是我搞不懂他们在做什么东东吧,把我看呆了。他们几个拿起绷带给自己包扎好,端起那被胜似红葡萄酒的战利品展现在我面前,好像它是我们神圣的宝器或标志物。补拙手搭在我的肩上,把我压矮了大半截,说:宝儿啊宝儿,你现在反悔加入我们也不行了,当我们的血液融合到一块的时候,就开始注定了我们几个是一伙的,怎么都赖不掉了。
然后就是他们几个邪恶的笑,真是狡猾,同时也幼稚到死,什么年代了,还用这种土办法就结拜,传出去还要不要脸了!说我愿不愿意加入,还真是无所谓,至少现在就觉得没有必要去拒绝,以后就不知道了。
蒙子把血液倒进一个容器里,拧上盖子密封住了,然后把它放到一个漂流瓶中,拿上一张白色的心愿纸,用他有力的笔法写上了“蒙立东、葛宙、安补拙、藤历历,梁夕政友谊万岁万岁万万岁”,在卷起来放进了漂流瓶,用一个木制的塞子堵住了。
啊~我们到了海边,历历,我们的六宝,大喊着,用尽了全身力气,把漂流瓶抛了出去,丢了很远很远,再加上波浪一起一伏,我看不到它了!
我们的血混到了一起,我们的命运开始连在一起。
那时我的血液真的有翻腾似地滚动着,我从小就这么缺爱,忽然得到友谊,似乎有些受宠若惊。所以他们给我的信任感是微乎其微,我甚至是不相信。只打算这么过下去,反正也没什么损失,反正有人带我玩就行了。一无所有的人的好处就是,不害怕失去,因为根本就没有东西失去了。
我们居然在礁石上,光着脚丫一起发了誓:在任何人面前,友谊优先。我也没多大犹豫,就当陪他们瞎玩。友谊这东西到底是什么,一直都是传说中的东西。天天给过我吗?这个我也不知道。
就这样,我们结盟了。以我们都是不正常病毒感染的孩子为借口。无论是好是坏,在一起会比较平衡吧。
手上的疤渐渐淡了,碰下去已经不会痛了。
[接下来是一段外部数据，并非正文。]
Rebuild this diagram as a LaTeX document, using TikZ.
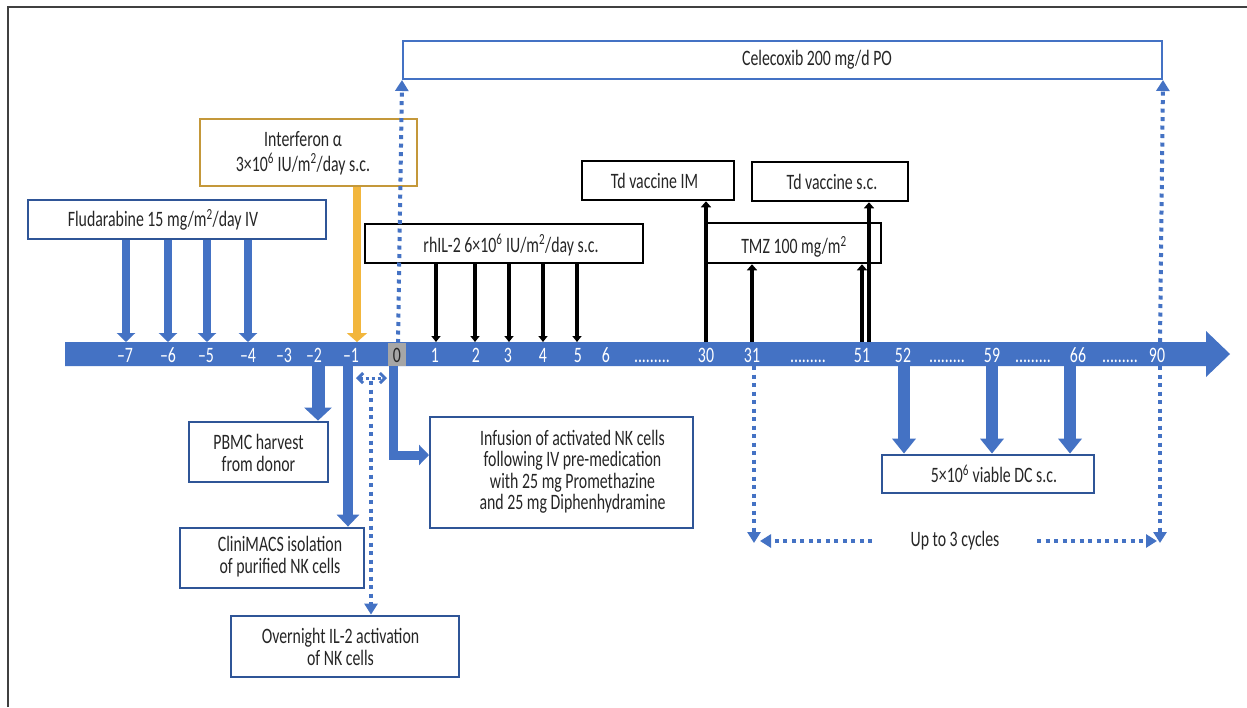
\documentclass[tikz,border=0pt]{standalone}
\usepackage{fontspec}
\setmainfont{Carlito}[FakeStretch=0.72]
\usetikzlibrary{arrows.meta}
\definecolor{bblue}{HTML}{4472C4}
\definecolor{boxblue}{HTML}{2F5597}
\definecolor{goldbox}{HTML}{C4983A}
\definecolor{orangearr}{HTML}{F2B63C}
\definecolor{tickgray}{HTML}{A6A6A6}
\definecolor{txtcol}{HTML}{262626}
\begin{document}
\begin{tikzpicture}[x=1pt,y=-1pt,
  font=\fontsize{22}{21.5}\selectfont,
  bluebox/.style={draw=boxblue,line width=2.8pt,inner sep=0pt},
  blackbox/.style={draw=black,line width=2.5pt,inner sep=0pt},
  goldbx/.style={draw=goldbox,line width=2.5pt,inner sep=0pt},
  celbox/.style={draw=bblue,line width=2pt,inner sep=0pt},
  txt/.style={inner sep=0pt,align=center,text=txtcol},
  tick/.style={inner sep=0pt,anchor=base,text=white},
  fluarrow/.style={bblue,line width=8.5pt,-{Triangle[width=18pt,length=9pt]}},
  fatarrow/.style={bblue,line width=13pt,-{Triangle[width=27pt,length=13pt]}},
  midarrow/.style={bblue,line width=10pt,-{Triangle[width=22pt,length=12pt]}},
  infarrow/.style={bblue,line width=9pt,-{Triangle[width=20pt,length=10pt]}},
  dcarrow/.style={bblue,line width=12pt,-{Triangle[width=23pt,length=15pt]}},
  orarrow/.style={orangearr,line width=8pt,-{Triangle[width=20pt,length=9pt]}},
  blkdown/.style={black,line width=3.5pt,-{Triangle[width=9pt,length=6pt]}},
  blkup/.style={black,line width=4pt,-{Triangle[width=10pt,length=6pt]}},
  dotline/.style={bblue,line width=4pt,dash pattern=on 4pt off 4.5pt},
  dothead/.style={-{Triangle[width=13pt,length=11pt]}}
]
\useasboundingbox (0,0) rectangle (1247,707);
\fill[white] (0,0) rectangle (1247,707);
\draw[line width=1.3pt,black!75] (8,707) -- (8,7) -- (1247,7);

% ---------- boxes ----------
\node[celbox,minimum width=759pt,minimum height=38pt] (cel) at (782.5,60) {};
\node[txt] (celt) at (817,60) {Celecoxib 200 mg/d PO};

\node[goldbx,minimum width=217pt,minimum height=67pt] (ifn) at (308.5,152.5) {};
\node[txt,font=\fontsize{22}{24.5}\selectfont] (ifnt) at (303,153) {Interferon α\\3×10\textsuperscript{6} IU/m\textsuperscript{2}/day s.c.};

\node[bluebox,minimum width=298pt,minimum height=39pt] (flu) at (177,219.5) {};
\node[txt] (flut) at (163,220) {Fludarabine 15 mg/m\textsuperscript{2}/day IV};

\node[blackbox,minimum width=278pt,minimum height=39pt] (il2) at (504,243.5) {};
\node[txt] (il2t) at (511,245) {rhIL-2 6×10\textsuperscript{6} IU/m\textsuperscript{2}/day s.c.};

\node[blackbox,minimum width=152pt,minimum height=39pt] (tdim) at (658,180.5) {};
\node[txt] (tdimt) at (654.5,181) {Td vaccine IM};

\node[blackbox,minimum width=156pt,minimum height=39pt] (tdsc) at (830,181.5) {};
\node[txt] (tdsct) at (832,182) {Td vaccine s.c.};

\node[blackbox,minimum width=174pt,minimum height=40pt] (tmz) at (794,243) {};
\node[txt] (tmzt) at (794,247) {TMZ 100 mg/m\textsuperscript{2}};

\node[bluebox,minimum width=139pt,minimum height=60pt] (pbmc) at (258.5,452) {};
\node[txt] (pbmct) at (258.5,453) {PBMC harvest\\from donor};

\node[bluebox,minimum width=184pt,minimum height=60pt] (cmacs) at (272,558) {};
\node[txt] (cmacst) at (280,556.5) {CliniMACS isolation\\of purified NK cells};

\node[bluebox,minimum width=228pt,minimum height=61pt] (onight) at (345,646.5) {};
\node[txt] (onightt) at (340.5,647) {Overnight IL-2 activation\\of NK cells};

\node[bluebox,minimum width=263pt,minimum height=111pt] (inf) at (561.5,472.5) {};
\node[txt] (inft) at (572.5,471.5) {Infusion of activated NK cells\\following IV pre-medication\\with 25 mg Promethazine\\and 25 mg Diphenhydramine};

\node[bluebox,minimum width=212pt,minimum height=38pt] (dc) at (988,474) {};
\node[txt] (dct) at (994,474) {5×10\textsuperscript{6} viable DC s.c.};

\node[txt] (cyc) at (955,541) {Up to 3 cycles};

% ---------- coordinates on the bar ----------
\coordinate (zt) at (398,343);
\coordinate (nt) at (1160,342);
\coordinate (nb) at (1160,366);
\coordinate (tlb) at (754,366);
\coordinate (cycL) at (754,543);
\coordinate (cycR) at (1160,543);
\coordinate (cycLa) at (872,541);
\coordinate (cycLb) at (760,541);
\coordinate (cycRa) at (1037,541);
\coordinate (cycRb) at (1157,541);

% dotted lines behind the bar
\draw[dotline,dothead] (zt) -- (cel.south west);
\draw[dotline,dothead] (nt) -- (cel.south east);
\draw[dotline,dothead] (nb) -- (cycR);
\draw[dotline,dothead] (tlb) -- (cycL);
\draw[dotline,dothead] (cycLa) -- (cycLb);
\draw[dotline,dothead] (cycRa) -- (cycRb);

% ---------- the timeline bar ----------
\fill[bblue] (65,342) -- (1206,342) -- (1206,331) -- (1230,354) -- (1206,377) -- (1206,366) -- (65,366) -- cycle;
\node[fill=tickgray,minimum width=18pt,minimum height=23pt,inner sep=0pt] (zero) at (397,354.5) {};
\node[tick,text=txtcol] (l0) at (397,362) {0};
\node[tick] (lm7) at (125,362) {–7};
\node[tick] (lm6) at (168,362) {–6};
\node[tick] (lm5) at (206,362) {–5};
\node[tick] (lm4) at (248,362) {–4};
\node[tick] (lm3) at (284,362) {–3};
\node[tick] (lm2) at (314,362) {–2};
\node[tick] (lm1) at (351,362) {–1};
\node[tick] (l1) at (435,362) {1};
\node[tick] (l2) at (476,362) {2};
\node[tick] (l3) at (508,362) {3};
\node[tick] (l4) at (543,362) {4};
\node[tick] (l5) at (578,362) {5};
\node[tick] (l6) at (606,362) {6};
\node[tick] (d1) at (652,362) {.........};
\node[tick] (l30) at (706,362) {30};
\node[tick] (l31) at (752,362) {31};
\node[tick] (d2) at (808,362) {.........};
\node[tick] (l51) at (862,362) {51};
\node[tick] (l52) at (903,362) {52};
\node[tick] (d3) at (947,362) {.........};
\node[tick] (l59) at (992,362) {59};
\node[tick] (d4) at (1033,362) {.........};
\node[tick] (l66) at (1078,362) {66};
\node[tick] (d5) at (1120,362) {.........};
\node[tick] (l90) at (1157,362) {90};

% bar top / bottom points
\foreach \nm/\x in {a1/126,a2/168,a3/207,a4/248,ifp/357,r1/436,r2/475,r3/509,r4/543,r5/577,u30/706,u31/752,u51a/862,u51b/869}{
  \coordinate (\nm) at (\x,342);
}
\foreach \nm/\x in {bm2/318,bm1/348,b0/393,b52/904,b59/992,b66/1070}{
  \coordinate (\nm) at (\x,366);
}
\coordinate (infin) at (429,455);
\coordinate (dl) at (356,378);
\coordinate (dr) at (387,378);
\coordinate (dm) at (371,381);

% ---------- arrows ----------
\foreach \c in {a1,a2,a3,a4}{ \draw[fluarrow] (flu.south -| \c) -- (\c); }
\draw[orarrow] (ifn.south -| ifp) -- (ifp);
\foreach \c in {r1,r2,r3,r4,r5}{ \draw[blkdown] (il2.south -| \c) -- (\c); }
\draw[blkup] (u30) -- (tdim.south -| u30);
\draw[blkup] (u31) -- (tmz.south -| u31);
\draw[blkup] (u51a) -- (tmz.south -| u51a);
\draw[blkup] (u51b) -- (tdsc.south -| u51b);

\draw[fatarrow] (bm2) -- (pbmc.north -| bm2);
\draw[midarrow] (bm1) -- (cmacs.north -| bm1);
\draw[infarrow,line join=miter] (b0) |- (infin);
\foreach \c in {b52,b59,b66}{ \draw[dcarrow] (\c) -- (dc.north -| \c); }

\draw[bblue,line width=3pt,dash pattern=on 3pt off 3pt,{Straight Barb[width=10pt,length=5pt]}-{Straight Barb[width=10pt,length=5pt]}] (dl) -- (dr);
\draw[dotline,dothead] (dm) -- (onight.north -| dm);
\end{tikzpicture}
\end{document}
晚自修,老师在上面做着他要做的。我在下面,望着这条疤,在那么失神了呢?
是高兴还是好奇呢?
想起他们没有经过我的同意就划破我的手,心里怪不服气的。而我面前的蒙子,正悠闲地听着微型耳机里的音乐,还一本正经的样子。老师已经习惯了他这样,也不知怎吗理他了。
我从书桌里抽出一张白纸,用很大芯的黑笔在上面画了个大大的乌龟,漫画的,还真有点像他看看还缺少了什么,嗯,知道了,于是在乌龟旁边加上一个懒羊羊头上东西!再加上一句旁白“我叫蒙龟龟”,心满意足了,扯了点透明胶黏上,往他背后轻轻一拍。
嗯?他转过来,问我叫他有什么事,我说我忘了要说什么,他又继续转回去听他的歌了。他与外界隔绝到,连六宝在旁边都笑出声了都不知道,我胜利的表情朝六宝笑笑,后面看到的同学开始小笑了。
下课铃响了,我趁着蒙子还不知道怎么回事时,赶在老师面前冲了出去。
六宝和几个男生同笑着走到蒙子面前,搭上他的肩膀,笑道:蒙龟龟。
什么乱七八糟的!蒙子脱下耳机,关上音乐放回书桌,推开他们,伸了伸懒腰,问:宝儿刚才为什么跑这么急啊?
因为你叫蒙龟龟啊!这句话是六宝用很娇气的娃娃音脱口而出的,其他男生笑着拍拍他身后似乎存在的轻飘飘的东西,他感觉到了,手够到背后抽下那张纸,有定神那么一会看。
梁夕政他大喊一声,小跑跟着出去,几个人笑着相看,几乎可以猜出他是要去干嘛了,这宝儿似乎是要遭殃了。